┌──

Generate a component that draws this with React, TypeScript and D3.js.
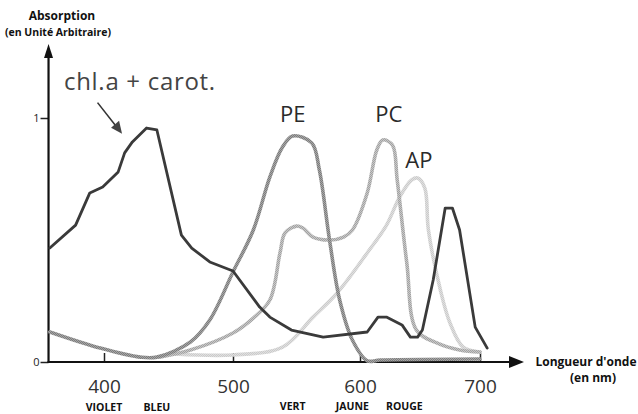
import * as d3 from "d3";
import { useEffect, useRef } from "react";

// wavelengths (nm) and absorption (arbitrary units)
const chlNm = [358, 378, 389, 399, 411, 416, 422, 433, 441, 460, 468, 482, 500, 521, 529, 546, 571, 606, 615, 622, 635, 642, 648, 652, 661, 671, 677, 683, 696, 706];
const chlAbs = [0.467, 0.561, 0.693, 0.717, 0.779, 0.857, 0.902, 0.959, 0.951, 0.52, 0.467, 0.41, 0.373, 0.225, 0.184, 0.131, 0.102, 0.123, 0.184, 0.184, 0.152, 0.102, 0.102, 0.131, 0.336, 0.631, 0.631, 0.541, 0.143, 0.057];

const peNm = [358, 397, 428, 441, 467, 482, 500, 516, 529, 539, 547, 562, 568, 576, 584, 594, 606, 617, 700];
const peAbs = [0.123, 0.057, 0.02, 0.02, 0.082, 0.172, 0.369, 0.541, 0.758, 0.881, 0.926, 0.898, 0.787, 0.5, 0.254, 0.09, 0.005, 0.008, 0.012];

const pcNm = [443, 467, 500, 516, 529, 537, 541, 550, 555, 563, 576, 587, 594, 606, 614, 619, 627, 631, 639, 647, 664, 683, 700];
const pcAbs = [0.02, 0.049, 0.119, 0.18, 0.254, 0.447, 0.529, 0.557, 0.549, 0.512, 0.5, 0.512, 0.541, 0.693, 0.869, 0.91, 0.889, 0.746, 0.406, 0.131, 0.078, 0.049, 0.041];

const apNm = [455, 500, 539, 563, 582, 606, 622, 633, 643, 648, 654, 657, 667, 675, 686, 700];
const apAbs = [0.033, 0.029, 0.061, 0.184, 0.283, 0.447, 0.56, 0.676, 0.746, 0.754, 0.713, 0.541, 0.295, 0.16, 0.061, 0.041];

const wavelengthTicks = [400, 500, 600, 700];
const absorptionTicks = [0, 1];

const bandNames = ["VIOLET", "BLEU", "VERT", "JAUNE", "ROUGE"];
const bandNm = [400, 441, 547, 594, 637];

const pigmentLabels = ["PE", "PC", "AP"];
const pigmentLabelNm = [547, 624, 649];

export default function App() {
  const svgRef = useRef<SVGSVGElement>(null);

  useEffect(() => {
    if (!svgRef.current) return;
    const svg = d3.select(svgRef.current);
    svg.selectAll("*").remove();

    // the scanned axis is not quite even, so the scale follows the tick marks
    const x = d3.scaleLinear().domain([400, 500, 600, 700]).range([104, 233, 360, 480]);
    const y = d3.scaleLinear().domain([0, 1]).range([362, 118]);
    const x0 = x(357);
    const sans = "'Open Sans', 'DejaVu Sans', sans-serif";

    // halftone-ish textures for the grey curves
    const defs = svg.append("defs");
    const textures = [
      { id: "tex-pe", base: "#a6a6a6", dot: "#7c7c7c" },
      { id: "tex-pc", base: "#c8c8c8", dot: "#a2a2a2" },
      { id: "tex-ap", base: "#e0e0e0", dot: "#cbcbcb" },
    ];
    textures.forEach((t) => {
      const p = defs
        .append("pattern")
        .attr("id", t.id)
        .attr("patternUnits", "userSpaceOnUse")
        .attr("width", 2)
        .attr("height", 2);
      p.append("rect").attr("width", 2).attr("height", 2).attr("fill", t.base);
      p.append("rect").attr("width", 1).attr("height", 1).attr("fill", t.dot);
      p.append("rect").attr("x", 1).attr("y", 1).attr("width", 1).attr("height", 1).attr("fill", t.dot);
    });

    const g = svg.append("g");

    // x axis ticks (inside) and labels
    const xAxis = g
      .append("g")
      .attr("transform", `translate(0,${y(0)})`)
      .call(d3.axisBottom(x).tickValues(wavelengthTicks).tickSize(-9).tickFormat(d3.format("d")));
    xAxis.select(".domain").remove();
    xAxis.selectAll("line").attr("stroke", "#222").attr("stroke-width", 1.5);
    xAxis
      .selectAll("text")
      .attr("y", 30.5)
      .attr("dy", 0)
      .attr("fill", "#333")
      .style("font-family", sans)
      .style("font-size", "19px");

    // y axis ticks and labels
    const yAxis = g
      .append("g")
      .attr("transform", `translate(${x0},0)`)
      .call(d3.axisLeft(y).tickValues(absorptionTicks).tickSize(8).tickPadding(1).tickFormat(d3.format("d")));
    yAxis.select(".domain").remove();
    yAxis.selectAll("line").attr("stroke", "#222").attr("stroke-width", 1.5);
    yAxis
      .selectAll("text")
      .attr("fill", "#222")
      .style("font-family", sans)
      .style("font-size", "11px");

    // axis lines with arrow heads
    g.append("line")
      .attr("x1", x0)
      .attr("x2", x0)
      .attr("y1", y(0) + 1)
      .attr("y2", 56)
      .attr("stroke", "#111")
      .attr("stroke-width", 2.2);
    g.append("path").attr("d", `M${x0 - 4.5},58 L${x0 + 4.5},58 L${x0},44 Z`).attr("fill", "#111");

    g.append("line")
      .attr("x1", x0 - 1)
      .attr("x2", 512)
      .attr("y1", y(0))
      .attr("y2", y(0))
      .attr("stroke", "#111")
      .attr("stroke-width", 2);
    g.append("path").attr("d", `M509,${y(0) - 6} L509,${y(0) + 6} L524,${y(0)} Z`).attr("fill", "#111");

    // curves
    const line = d3
      .line<[number, number]>()
      .x((d) => x(d[0]))
      .y((d) => y(d[1]));
    const smooth = d3
      .line<[number, number]>()
      .x((d) => x(d[0]))
      .y((d) => y(d[1]))
      .curve(d3.curveCatmullRom.alpha(0.5));

    const series = [
      { nm: apNm, abs: apAbs, stroke: "url(#tex-ap)", width: 3.6, gen: smooth },
      { nm: pcNm, abs: pcAbs, stroke: "url(#tex-pc)", width: 3.6, gen: smooth },
      { nm: peNm, abs: peAbs, stroke: "url(#tex-pe)", width: 3.6, gen: smooth },
      { nm: chlNm, abs: chlAbs, stroke: "#3a3a3a", width: 2.8, gen: line },
    ];
    series.forEach((s) => {
      const pts = s.nm.map((n, i) => [n, s.abs[i]] as [number, number]);
      g.append("path")
        .attr("d", s.gen(pts) as string)
        .attr("fill", "none")
        .attr("stroke", s.stroke)
        .attr("stroke-width", s.width)
        .attr("stroke-linejoin", "round")
        .attr("stroke-linecap", "round");
    });

    // pigment labels
    g.selectAll(".pig")
      .data(pigmentLabels)
      .enter()
      .append("text")
      .attr("x", (d, i) => x(pigmentLabelNm[i]))
      .attr("y", (d, i) => (i === 2 ? 168 : 122))
      .attr("text-anchor", "middle")
      .attr("fill", "#2a2a2a")
      .style("font-family", sans)
      .style("font-size", "22px")
      .text((d) => d);

    // chlorophyll annotation and its arrow
    g.append("text")
      .attr("x", 64)
      .attr("y", 90)
      .attr("fill", "#444")
      .attr("letter-spacing", 0.7)
      .style("font-family", sans)
      .style("font-size", "24px")
      .text("chl.a + carot.");
    const tipX = x(414),
      tipY = y(0.935);
    g.append("line")
      .attr("x1", x(395))
      .attr("y1", y(1.063))
      .attr("x2", tipX - 4)
      .attr("y2", tipY - 5)
      .attr("stroke", "#333")
      .attr("stroke-width", 1.6);
    g.append("path")
      .attr("d", `M${tipX},${tipY} L${tipX - 11},${tipY - 6} L${tipX - 3},${tipY - 13} Z`)
      .attr("fill", "#444");

    // colour band names
    g.selectAll(".band")
      .data(bandNames)
      .enter()
      .append("text")
      .attr("x", (d, i) => x(bandNm[i]))
      .attr("y", (d, i) => (i < 2 ? 411 : 410))
      .attr("text-anchor", "middle")
      .attr("fill", "#111")
      .style("font-family", sans)
      .style("font-weight", "bold")
      .style("font-size", "10.5px")
      .text((d) => d);

    // axis titles
    const titles = g
      .append("g")
      .style("font-family", sans)
      .style("font-weight", "bold")
      .attr("fill", "#111")
      .attr("text-anchor", "middle");
    titles.append("text").attr("x", 62).attr("y", 20).style("font-size", "12px").text("Absorption");
    titles.append("text").attr("x", 58).attr("y", 36).style("font-size", "10.5px").text("(en Unité Arbitraire)");
    titles.append("text").attr("x", 586).attr("y", 366).style("font-size", "12px").text("Longueur d'onde");
    titles.append("text").attr("x", 593).attr("y", 382).style("font-size", "12px").text("(en nm)");

    return () => {
      svg.selectAll("*").remove();
    };
  }, []);

  return (
    <div style={{ position: "absolute", left: 0, top: 0, width: 638, height: 414, background: "#fff" }}>
      <svg ref={svgRef} width={638} height={414} />
    </div>
  );
}
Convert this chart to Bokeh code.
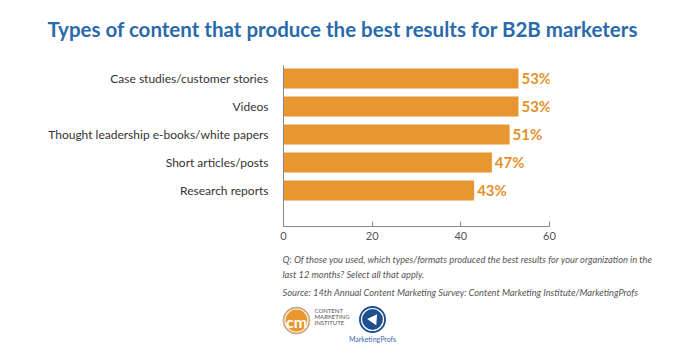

└──

Reproduce the material above from its first line through the line containing "0.541, 0.143, 0.057];", both ends included, and skip every picture.

Generate a component that draws this with React, TypeScript and D3.js.
import * as d3 from "d3";
import { useEffect, useRef } from "react";

// wavelengths (nm) and absorption (arbitrary units)
const chlNm = [358, 378, 389, 399, 411, 416, 422, 433, 441, 460, 468, 482, 500, 521, 529, 546, 571, 606, 615, 622, 635, 642, 648, 652, 661, 671, 677, 683, 696, 706];
const chlAbs = [0.467, 0.561, 0.693, 0.717, 0.779, 0.857, 0.902, 0.959, 0.951, 0.52, 0.467, 0.41, 0.373, 0.225, 0.184, 0.131, 0.102, 0.123, 0.184, 0.184, 0.152, 0.102, 0.102, 0.131, 0.336, 0.631, 0.631, 0.541, 0.143, 0.057];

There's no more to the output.